# YOUR TASK
Begin with the first line and repeat exactly through the line containing "const LABEL_GAP = 51;"; leave every image out.

------------------------------------------------------------

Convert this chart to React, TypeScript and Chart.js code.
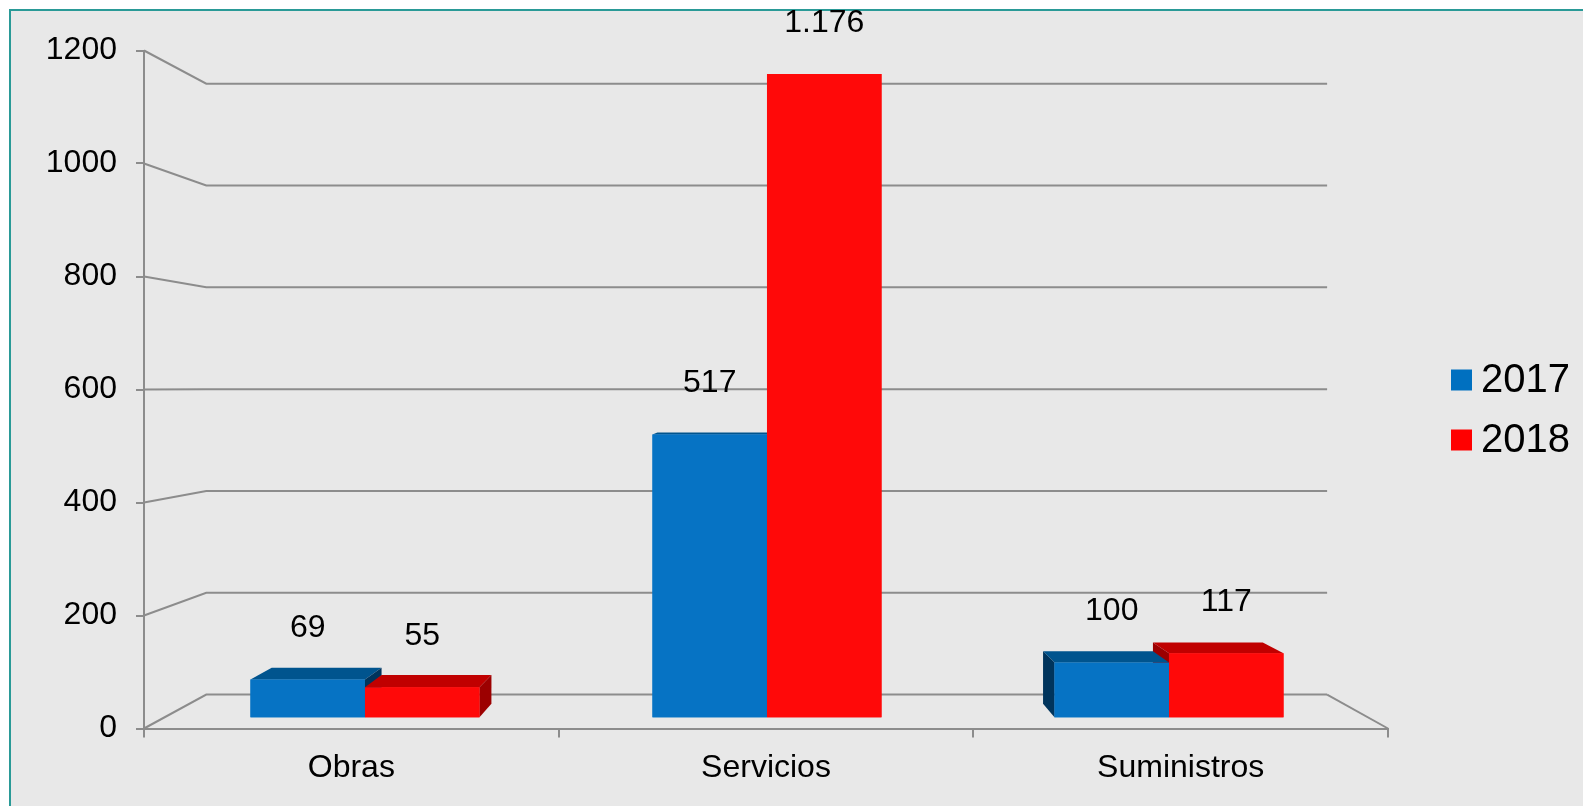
import React, { useEffect, useRef } from 'react';
import { Chart, registerables } from 'chart.js';

Chart.register(...registerables);

// ---------- data ----------
const categories = ['Obras', 'Servicios', 'Suministros'];
const seriesNames = ['2017', '2018'];
const values2017 = [69, 517, 100];
const values2018 = [55, 1176, 117];
const yTicks = [0, 200, 400, 600, 800, 1000, 1200];

// ---------- style ----------
const W = 1583;
const H = 806;
const FONT = "'Liberation Sans', Arial, Helvetica, sans-serif";
const GRID = '#8c8c8c';
const frontColors = ['#0673c4', '#ff0909'];
const topColors = ['#00548e', '#c00000'];
const sideColors = ['#00345c', '#9c0000'];
const legendColors = ['#0070c0', '#ff0000'];

// perspective (vanishing point and depth ratios)
const VP = { x: 773, y: 386 };
const WALL_K = 0.901;
const BAR_DEPTH_K = 0.9594;
const LABEL_GAP = 51;

const fmt = (v: number) => String(v).replace(/\B(?=(\d{3})+(?!\d))/g, '.');

const poly = (ctx: CanvasRenderingContext2D, pts: number[][], color: string) => {
  ctx.beginPath();
  ctx.moveTo(pts[0][0], pts[0][1]);
  for (let i = 1; i < pts.length; i++) ctx.lineTo(pts[i][0], pts[i][1]);
  ctx.closePath();
  ctx.fillStyle = color;
  ctx.fill();
};

const drawBox = (ctx: CanvasRenderingContext2D, el: any, d: number) => {
  const { x, y, base, width } = el.getProps(['x', 'y', 'base', 'width'], true);
  const x1 = x - width / 2;
  const x2 = x + width / 2;
  const top = Math.min(y, base);
  const bot = Math.max(y, base);
  const bk = (px: number, py: number) => [
    VP.x + (px - VP.x) * BAR_DEPTH_K,
    VP.y + (py - VP.y) * BAR_DEPTH_K,
  ];
  if (top > VP.y) poly(ctx, [[x1, top], [x2, top], bk(x2, top), bk(x1, top)], topColors[d]);
  if (x2 < VP.x) poly(ctx, [[x2, top], [x2, bot], bk(x2, bot), bk(x2, top)], sideColors[d]);
  if (x1 > VP.x) poly(ctx, [[x1, top], [x1, bot], bk(x1, bot), bk(x1, top)], sideColors[d]);
  ctx.fillStyle = frontColors[d];
  ctx.fillRect(x1, top, width, bot - top);
};

const threeD = {
  id: 'threeD',
  beforeDatasetsDraw(chart: any) {
    const ctx: CanvasRenderingContext2D = chart.ctx;
    const ys = chart.scales.y;
    const { left, right, bottom } = chart.chartArea;
    const back = (px: number, py: number) => ({
      x: VP.x + (px - VP.x) * WALL_K,
      y: VP.y + (py - VP.y) * WALL_K,
    });
    ctx.save();
    ctx.strokeStyle = GRID;
    ctx.lineWidth = 2;
    yTicks.forEach((v) => {
      const fy = ys.getPixelForValue(v);
      const bl = back(left, fy);
      const br = back(right, fy);
      ctx.beginPath();
      ctx.moveTo(left, fy);
      ctx.lineTo(bl.x, bl.y);
      ctx.lineTo(br.x, bl.y);
      ctx.stroke();
    });
    const fb = back(right, bottom);
    ctx.beginPath();
    ctx.moveTo(fb.x, fb.y);
    ctx.lineTo(right, bottom);
    ctx.stroke();
    ctx.restore();
  },
  afterDatasetsDraw(chart: any) {
    const ctx: CanvasRenderingContext2D = chart.ctx;
    const metas = [0, 1].map((i) => chart.getDatasetMeta(i));
    ctx.save();
    for (let c = 0; c < categories.length; c++) {
      const items = metas.map((m: any, d: number) => ({ el: m.data[c], d }));
      const cx = (items[0].el.x + items[1].el.x) / 2;
      if (cx > VP.x) items.reverse();
      items.forEach(({ el, d }) => drawBox(ctx, el, d));
    }
    // data labels
    ctx.fillStyle = '#000';
    ctx.font = `32px ${FONT}`;
    ctx.textAlign = 'center';
    ctx.textBaseline = 'middle';
    metas.forEach((m: any, d: number) => {
      const vals = chart.data.datasets[d].data;
      m.data.forEach((el: any, i: number) => {
        const { x, y, base } = el.getProps(['x', 'y', 'base'], true);
        ctx.fillText(fmt(vals[i].y), x, Math.min(y, base) - LABEL_GAP);
      });
    });
    ctx.restore();
  },
  afterDraw(chart: any) {
    const ctx: CanvasRenderingContext2D = chart.ctx;
    const box = 21;
    const lx = chart.chartArea.right + 63;
    const centerY = 410;
    const step = 60;
    ctx.save();
    ctx.font = `40px ${FONT}`;
    ctx.textAlign = 'left';
    ctx.textBaseline = 'middle';
    seriesNames.forEach((name, i) => {
      const cy = centerY + (i - 0.5) * step;
      ctx.fillStyle = legendColors[i];
      ctx.fillRect(lx, cy - box / 2, box, box);
      ctx.fillStyle = '#000';
      ctx.fillText(name, lx + box + 9, cy + 1);
    });
    ctx.restore();
  },
};

const tickFont = { family: FONT, size: 32 };

export default function App() {
  const ref = useRef<HTMLCanvasElement>(null);
  useEffect(() => {
    const chart = new Chart(ref.current as HTMLCanvasElement, {
      type: 'bar',
      data: {
        labels: categories,
        datasets: [values2017, values2018].map((vals, d) => ({
          label: seriesNames[d],
          data: vals.map((v, i) => ({ x: i, y: v })),
          backgroundColor: frontColors[d],
          borderWidth: 0,
          xAxisID: 'xb',
          yAxisID: 'yb',
          categoryPercentage: 0.5697,
          barPercentage: 1,
        })),
      },
      options: {
        responsive: false,
        animation: false,
        devicePixelRatio: 1,
        layout: { padding: { top: 50.5, right: 195, bottom: 0, left: 0 } },
        plugins: { legend: { display: false }, tooltip: { enabled: false } },
        scales: {
          x: {
            type: 'category',
            position: 'bottom',
            offset: true,
            grid: { offset: true, drawOnChartArea: false, drawTicks: true, tickLength: 9, color: GRID, lineWidth: 2 },
            border: { display: true, color: GRID, width: 2 },
            ticks: { font: tickFont, color: '#000', padding: 11, maxRotation: 0, autoSkip: false },
            afterFit: (s: any) => { s.height = H - 728.5; },
          },
          y: {
            type: 'linear',
            position: 'left',
            min: 0,
            max: 1200,
            afterBuildTicks: (s: any) => { s.ticks = yTicks.map((v) => ({ value: v })); },
            grid: { drawOnChartArea: false, drawTicks: true, tickLength: 8, color: GRID, lineWidth: 2 },
            border: { display: true, color: GRID, width: 2 },
            ticks: { font: tickFont, color: '#000', padding: 19, callback: (v: any) => String(v) },
            afterFit: (s: any) => { s.width = 144; },
          },
          xb: {
            type: 'linear',
            display: false,
            offset: false,
            min: -0.5497,
            max: 2.5448,
            afterBuildTicks: (s: any) => { s.ticks = categories.map((_, i) => ({ value: i })); },
          },
          yb: {
            type: 'linear',
            display: false,
            min: -20.47,
            max: 1218.97,
          },
        },
      } as any,
      plugins: [threeD],
    } as any);
    return () => chart.destroy();
  }, []);
  return (
    <>
      <div
        style={{
          position: 'fixed',
          left: 9,
          top: 9,
          width: 1600,
          height: 820,
          background: '#e8e8e8',
          borderTop: '2px solid #2a9a97',
          borderLeft: '2px solid #2a9a97',
        }}
      />
      <canvas
        ref={ref}
        width={W}
        height={H}
        style={{ position: 'fixed', left: 0, top: 0, width: W, height: H }}
      />
    </>
  );
}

------------------------------------------------------------

# SOLUTION BELOW
Convert this chart to React, TypeScript and Chart.js code.
import React, { useEffect, useRef } from 'react';
import { Chart, registerables } from 'chart.js';

Chart.register(...registerables);

// ---------- data ----------
const categories = ['Obras', 'Servicios', 'Suministros'];
const seriesNames = ['2017', '2018'];
const values2017 = [69, 517, 100];
const values2018 = [55, 1176, 117];
const yTicks = [0, 200, 400, 600, 800, 1000, 1200];

// ---------- style ----------
const W = 1583;
const H = 806;
const FONT = "'Liberation Sans', Arial, Helvetica, sans-serif";
const GRID = '#8c8c8c';
const frontColors = ['#0673c4', '#ff0909'];
const topColors = ['#00548e', '#c00000'];
const sideColors = ['#00345c', '#9c0000'];
const legendColors = ['#0070c0', '#ff0000'];

// perspective (vanishing point and depth ratios)
const VP = { x: 773, y: 386 };
const WALL_K = 0.901;
const BAR_DEPTH_K = 0.9594;
const LABEL_GAP = 51;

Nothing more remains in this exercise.